>> BEGIN

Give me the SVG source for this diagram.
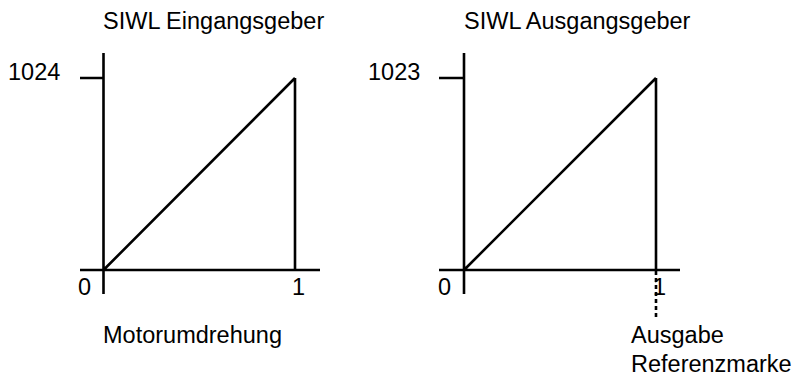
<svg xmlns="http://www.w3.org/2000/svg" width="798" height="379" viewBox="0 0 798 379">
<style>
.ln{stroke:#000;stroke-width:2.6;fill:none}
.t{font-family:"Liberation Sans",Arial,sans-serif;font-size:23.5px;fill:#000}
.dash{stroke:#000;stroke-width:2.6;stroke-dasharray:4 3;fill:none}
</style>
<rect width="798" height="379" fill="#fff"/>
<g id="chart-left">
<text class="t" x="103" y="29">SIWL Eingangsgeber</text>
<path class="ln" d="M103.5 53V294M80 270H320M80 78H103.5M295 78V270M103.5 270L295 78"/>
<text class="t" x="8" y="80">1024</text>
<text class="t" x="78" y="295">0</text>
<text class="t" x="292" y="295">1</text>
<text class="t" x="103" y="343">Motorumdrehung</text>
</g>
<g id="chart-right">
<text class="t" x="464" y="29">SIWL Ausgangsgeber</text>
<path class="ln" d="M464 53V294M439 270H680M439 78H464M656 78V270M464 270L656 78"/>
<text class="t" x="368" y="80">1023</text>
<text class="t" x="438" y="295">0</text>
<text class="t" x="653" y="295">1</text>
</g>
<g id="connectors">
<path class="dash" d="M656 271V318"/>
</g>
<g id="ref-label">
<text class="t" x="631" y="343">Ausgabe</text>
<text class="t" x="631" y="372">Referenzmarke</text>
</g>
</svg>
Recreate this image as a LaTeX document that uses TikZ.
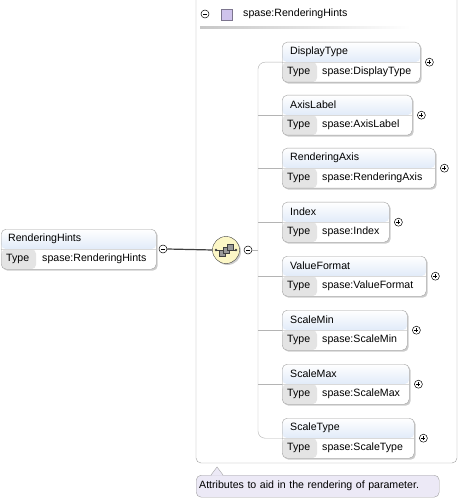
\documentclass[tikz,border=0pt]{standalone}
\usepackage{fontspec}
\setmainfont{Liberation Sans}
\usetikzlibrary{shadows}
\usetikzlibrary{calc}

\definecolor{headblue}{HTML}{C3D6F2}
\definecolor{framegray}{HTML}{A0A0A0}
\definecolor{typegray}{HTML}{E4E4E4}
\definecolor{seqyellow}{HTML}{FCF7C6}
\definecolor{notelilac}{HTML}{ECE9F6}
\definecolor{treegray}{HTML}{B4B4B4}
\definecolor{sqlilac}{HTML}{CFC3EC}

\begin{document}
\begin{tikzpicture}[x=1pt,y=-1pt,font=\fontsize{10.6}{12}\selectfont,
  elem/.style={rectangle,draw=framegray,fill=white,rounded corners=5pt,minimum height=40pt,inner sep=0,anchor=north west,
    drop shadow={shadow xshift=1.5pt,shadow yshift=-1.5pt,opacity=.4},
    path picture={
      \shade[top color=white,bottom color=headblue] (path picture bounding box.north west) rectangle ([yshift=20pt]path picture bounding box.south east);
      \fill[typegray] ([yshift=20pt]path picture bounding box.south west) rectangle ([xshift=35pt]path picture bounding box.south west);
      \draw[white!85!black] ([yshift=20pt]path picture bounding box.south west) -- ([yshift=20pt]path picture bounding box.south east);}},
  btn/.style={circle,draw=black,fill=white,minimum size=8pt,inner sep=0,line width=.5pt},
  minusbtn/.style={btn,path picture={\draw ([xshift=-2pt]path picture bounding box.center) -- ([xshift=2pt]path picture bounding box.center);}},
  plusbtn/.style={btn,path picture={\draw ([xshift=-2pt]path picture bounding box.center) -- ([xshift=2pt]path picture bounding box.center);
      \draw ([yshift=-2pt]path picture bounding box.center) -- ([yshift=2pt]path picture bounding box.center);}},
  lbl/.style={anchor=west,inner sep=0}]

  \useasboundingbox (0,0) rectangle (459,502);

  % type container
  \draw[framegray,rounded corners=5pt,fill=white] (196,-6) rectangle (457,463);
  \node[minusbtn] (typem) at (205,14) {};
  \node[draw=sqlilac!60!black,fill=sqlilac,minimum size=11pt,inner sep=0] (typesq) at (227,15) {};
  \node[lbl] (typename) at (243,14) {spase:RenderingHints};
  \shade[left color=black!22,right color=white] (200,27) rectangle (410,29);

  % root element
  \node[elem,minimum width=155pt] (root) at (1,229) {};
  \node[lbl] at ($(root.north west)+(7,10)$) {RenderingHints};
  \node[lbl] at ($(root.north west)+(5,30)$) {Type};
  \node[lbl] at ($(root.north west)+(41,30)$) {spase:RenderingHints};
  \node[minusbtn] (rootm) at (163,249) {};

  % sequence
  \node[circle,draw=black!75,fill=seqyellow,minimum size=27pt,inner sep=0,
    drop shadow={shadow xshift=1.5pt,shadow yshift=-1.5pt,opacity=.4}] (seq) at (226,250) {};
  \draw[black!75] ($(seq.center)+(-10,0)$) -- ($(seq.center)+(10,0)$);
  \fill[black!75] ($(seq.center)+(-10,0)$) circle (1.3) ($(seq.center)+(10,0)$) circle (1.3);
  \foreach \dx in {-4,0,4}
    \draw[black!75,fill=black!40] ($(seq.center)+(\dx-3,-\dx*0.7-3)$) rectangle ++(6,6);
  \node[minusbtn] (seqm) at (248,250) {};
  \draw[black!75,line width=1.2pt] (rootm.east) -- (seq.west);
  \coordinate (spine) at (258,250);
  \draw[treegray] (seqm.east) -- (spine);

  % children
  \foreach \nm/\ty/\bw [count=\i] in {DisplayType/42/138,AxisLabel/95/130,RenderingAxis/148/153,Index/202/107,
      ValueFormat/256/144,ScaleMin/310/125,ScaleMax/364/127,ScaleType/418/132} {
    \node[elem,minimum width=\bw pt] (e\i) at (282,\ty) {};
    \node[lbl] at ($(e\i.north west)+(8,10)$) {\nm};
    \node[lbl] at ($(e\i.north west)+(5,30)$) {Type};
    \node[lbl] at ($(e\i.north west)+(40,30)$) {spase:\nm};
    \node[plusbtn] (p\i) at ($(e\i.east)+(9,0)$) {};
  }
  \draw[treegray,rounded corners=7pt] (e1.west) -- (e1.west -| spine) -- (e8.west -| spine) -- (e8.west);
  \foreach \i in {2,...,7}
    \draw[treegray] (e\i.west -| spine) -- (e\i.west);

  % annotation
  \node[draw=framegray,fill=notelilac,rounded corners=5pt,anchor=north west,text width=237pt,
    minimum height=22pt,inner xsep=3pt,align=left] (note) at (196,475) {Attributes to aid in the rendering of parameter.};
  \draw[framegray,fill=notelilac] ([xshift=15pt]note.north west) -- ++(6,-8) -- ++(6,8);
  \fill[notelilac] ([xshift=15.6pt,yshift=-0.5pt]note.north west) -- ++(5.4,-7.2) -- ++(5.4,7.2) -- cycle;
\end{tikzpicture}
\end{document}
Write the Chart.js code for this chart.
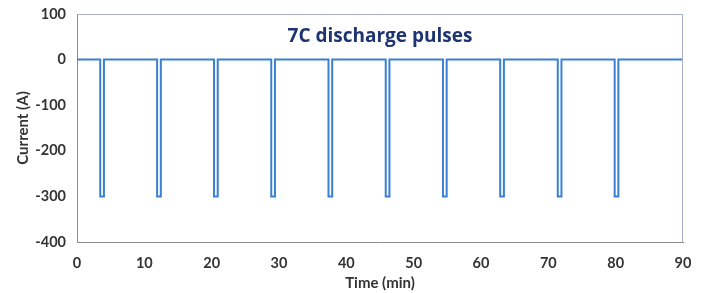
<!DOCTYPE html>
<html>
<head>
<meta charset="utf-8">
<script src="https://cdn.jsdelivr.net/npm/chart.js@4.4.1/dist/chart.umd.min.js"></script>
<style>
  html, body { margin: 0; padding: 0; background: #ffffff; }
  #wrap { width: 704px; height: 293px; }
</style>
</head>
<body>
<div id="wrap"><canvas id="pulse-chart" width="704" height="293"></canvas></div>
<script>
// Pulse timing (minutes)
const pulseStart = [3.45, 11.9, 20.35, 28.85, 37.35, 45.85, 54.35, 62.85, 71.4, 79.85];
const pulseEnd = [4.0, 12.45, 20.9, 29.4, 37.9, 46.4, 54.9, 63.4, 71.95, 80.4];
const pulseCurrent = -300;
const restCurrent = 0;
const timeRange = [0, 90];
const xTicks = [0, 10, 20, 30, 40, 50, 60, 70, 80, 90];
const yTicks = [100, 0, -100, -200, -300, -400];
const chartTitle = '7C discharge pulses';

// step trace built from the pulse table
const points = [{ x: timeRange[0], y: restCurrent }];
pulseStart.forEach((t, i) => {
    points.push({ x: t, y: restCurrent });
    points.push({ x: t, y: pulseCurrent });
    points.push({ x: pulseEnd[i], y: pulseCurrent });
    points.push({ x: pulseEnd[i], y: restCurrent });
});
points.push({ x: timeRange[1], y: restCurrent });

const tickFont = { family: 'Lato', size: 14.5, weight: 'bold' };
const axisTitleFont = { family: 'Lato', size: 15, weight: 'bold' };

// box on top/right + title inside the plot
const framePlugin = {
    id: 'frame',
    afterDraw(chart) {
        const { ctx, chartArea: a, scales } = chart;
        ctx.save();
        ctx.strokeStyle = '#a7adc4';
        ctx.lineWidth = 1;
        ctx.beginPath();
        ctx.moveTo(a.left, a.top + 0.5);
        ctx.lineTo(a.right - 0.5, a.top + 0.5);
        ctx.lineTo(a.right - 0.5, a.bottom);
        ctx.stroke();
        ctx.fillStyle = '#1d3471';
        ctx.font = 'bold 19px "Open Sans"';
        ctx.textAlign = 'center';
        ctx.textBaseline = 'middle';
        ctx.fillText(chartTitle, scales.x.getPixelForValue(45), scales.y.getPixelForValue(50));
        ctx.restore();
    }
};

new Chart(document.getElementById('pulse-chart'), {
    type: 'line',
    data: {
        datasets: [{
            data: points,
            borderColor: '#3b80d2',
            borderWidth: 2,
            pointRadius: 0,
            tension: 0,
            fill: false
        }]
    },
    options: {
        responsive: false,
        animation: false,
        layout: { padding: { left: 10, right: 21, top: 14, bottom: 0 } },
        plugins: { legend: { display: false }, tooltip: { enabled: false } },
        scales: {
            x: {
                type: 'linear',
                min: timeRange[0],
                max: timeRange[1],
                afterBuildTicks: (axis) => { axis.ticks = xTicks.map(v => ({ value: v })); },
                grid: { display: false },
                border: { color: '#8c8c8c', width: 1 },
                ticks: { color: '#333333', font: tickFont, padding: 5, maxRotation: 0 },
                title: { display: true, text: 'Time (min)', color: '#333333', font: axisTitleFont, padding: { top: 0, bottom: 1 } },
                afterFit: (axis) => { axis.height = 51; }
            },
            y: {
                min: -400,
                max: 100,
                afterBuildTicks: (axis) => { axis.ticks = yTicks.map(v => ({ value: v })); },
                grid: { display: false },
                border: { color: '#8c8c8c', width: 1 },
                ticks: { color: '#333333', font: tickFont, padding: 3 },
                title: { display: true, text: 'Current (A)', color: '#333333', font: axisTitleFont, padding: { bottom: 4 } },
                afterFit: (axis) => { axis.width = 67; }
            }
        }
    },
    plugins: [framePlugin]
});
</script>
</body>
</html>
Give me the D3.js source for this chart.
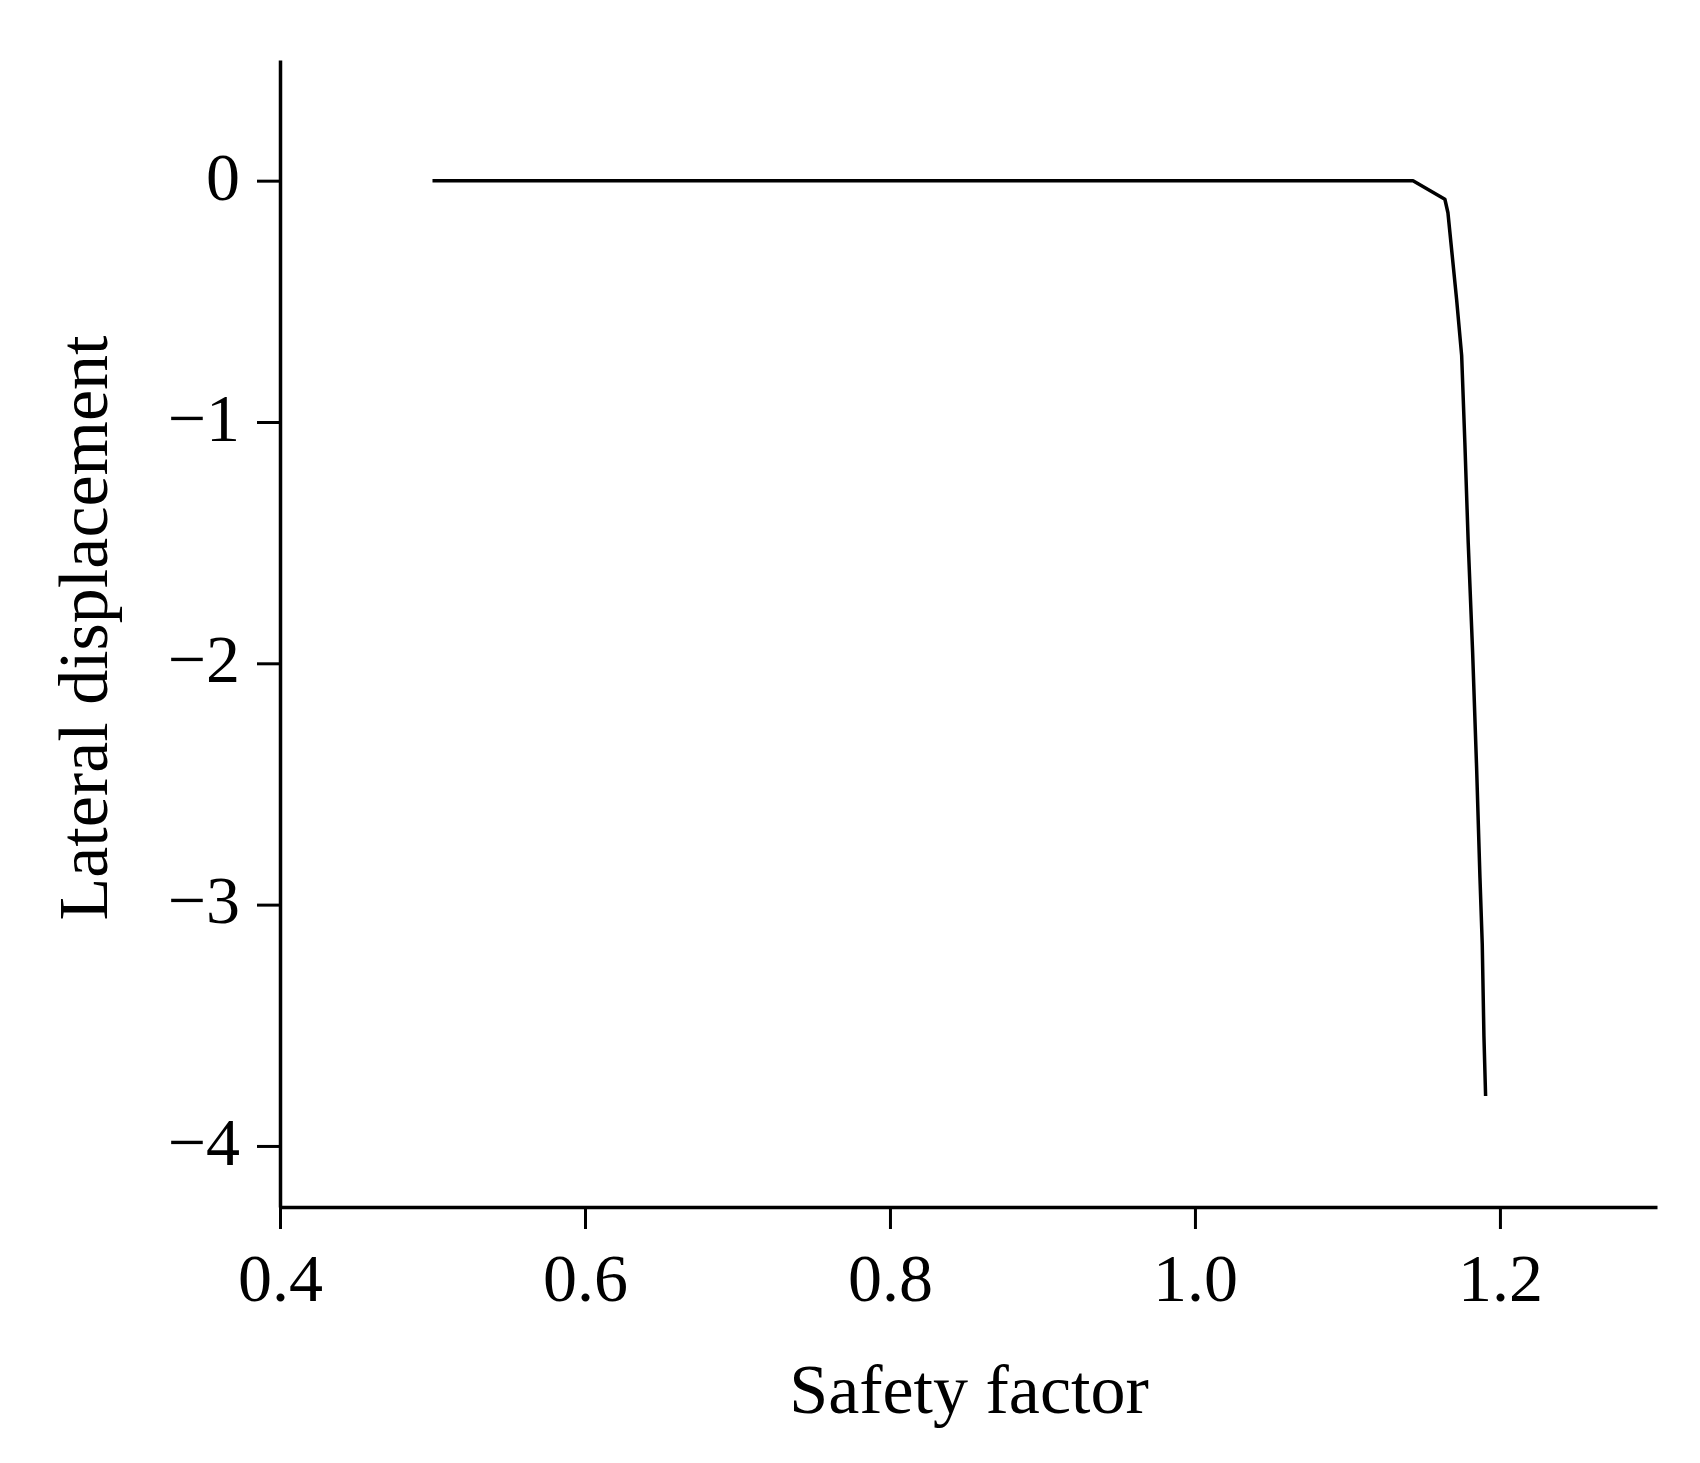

>> END

WHAT NEEDS TO BE DONE: Everything from the line with "Write the Chart.js code for this chart." down to the line with "15, weight: 'bold'" in the data above should be copied exactly, with both end lines kept and the pictures left out.

SOLUTION FOR THIS TASK:
Write the Chart.js code for this chart.
<!DOCTYPE html>
<html>
<head>
<meta charset="utf-8">
<script src="https://cdn.jsdelivr.net/npm/chart.js@4.4.1/dist/chart.umd.min.js"></script>
<style>
  html, body { margin: 0; padding: 0; background: #ffffff; }
  #wrap { width: 704px; height: 293px; }
</style>
</head>
<body>
<div id="wrap"><canvas id="pulse-chart" width="704" height="293"></canvas></div>
<script>
// Pulse timing (minutes)
const pulseStart = [3.45, 11.9, 20.35, 28.85, 37.35, 45.85, 54.35, 62.85, 71.4, 79.85];
const pulseEnd = [4.0, 12.45, 20.9, 29.4, 37.9, 46.4, 54.9, 63.4, 71.95, 80.4];
const pulseCurrent = -300;
const restCurrent = 0;
const timeRange = [0, 90];
const xTicks = [0, 10, 20, 30, 40, 50, 60, 70, 80, 90];
const yTicks = [100, 0, -100, -200, -300, -400];
const chartTitle = '7C discharge pulses';

// step trace built from the pulse table
const points = [{ x: timeRange[0], y: restCurrent }];
pulseStart.forEach((t, i) => {
    points.push({ x: t, y: restCurrent });
    points.push({ x: t, y: pulseCurrent });
    points.push({ x: pulseEnd[i], y: pulseCurrent });
    points.push({ x: pulseEnd[i], y: restCurrent });
});
points.push({ x: timeRange[1], y: restCurrent });

const tickFont = { family: 'Lato', size: 14.5, weight: 'bold' };
const axisTitleFont = { family: 'Lato', size: 15, weight: 'bold' };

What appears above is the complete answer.